University of Arkansas at Little Rock Logo

UALR magazine

Spring/Summer 2008 • Vol. springsummer No. 2008

  • home
  • printer-friendly

Identifying the Transformation of Chronic Disease

By Tonya Oaks Smith

Read the journal written by Dr. Avinash
while performing his research.

Dr. Avinash Thombre began his global research on transformational experiences while he was completing a doctoral degree in speech communication at the University of New Mexico.

The native of Pune, India, worked initially in New Mexico with HIV and AIDS patients, later including cancer patients in his study to examine the unique coping strategies used by individuals when they have been diagnosed with a chronic disease. Thombre noticed a series of stages that patients go through, but he noticed one in particular that not many individuals were able to progress through.

“We observed that some patients used unique strategies and underwent what is called transformative experiences,” Thombre said. “These survivors indulged in significant amounts of self-reflection and self-communication, which leads to taking an active role in their diagnosis and fighting the disease. We also saw a remarkable ability in these survivors to use various narrative communicative strategies to share their stories with others.

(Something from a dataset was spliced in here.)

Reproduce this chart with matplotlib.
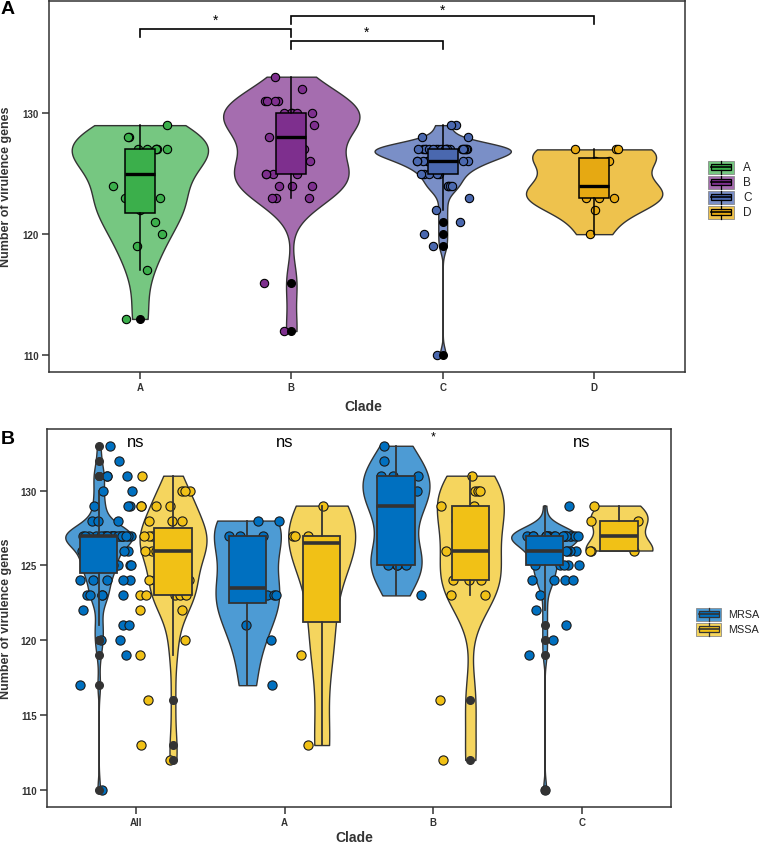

“What is even more interesting is that the patient’s native culture plays an important role in how they make sense of what’s going on in their bodies, and their cultural notions become significant in impacting health outcomes. These cultural strategies need in-depth examination as they can make a difference between survivorship and failure to cope with cancer.”

Thombre expanded this line of his research and collected data at the Ruby Hall Clinic’s Tehmi Grant Memorial Cancer Institure in Pune, India this summer. A partnership with this cancer clinic allows him to pilot an extensive questionnaire with stage 1 and stage 2 Indian cancer patients asking about their unique cultural acceptance and progression in dealing with their cancer diagnoses. In addition to surveying patients, Thombre talks to families and caregivers to find out their view of the transformation process.

The research, he added, could have greater applications than helping cancer victims accept their diagnoses. As the number of individuals diagnosed with chronic diseases increase, Thombre hopes his research will increase the survivorship rates and as the survivors live longer, this understanding will help improve their quality of life. Patients with chronic diseases like diabetes – or those suffering from post-traumatic stress disorders – could learn how to become “survivors” as well.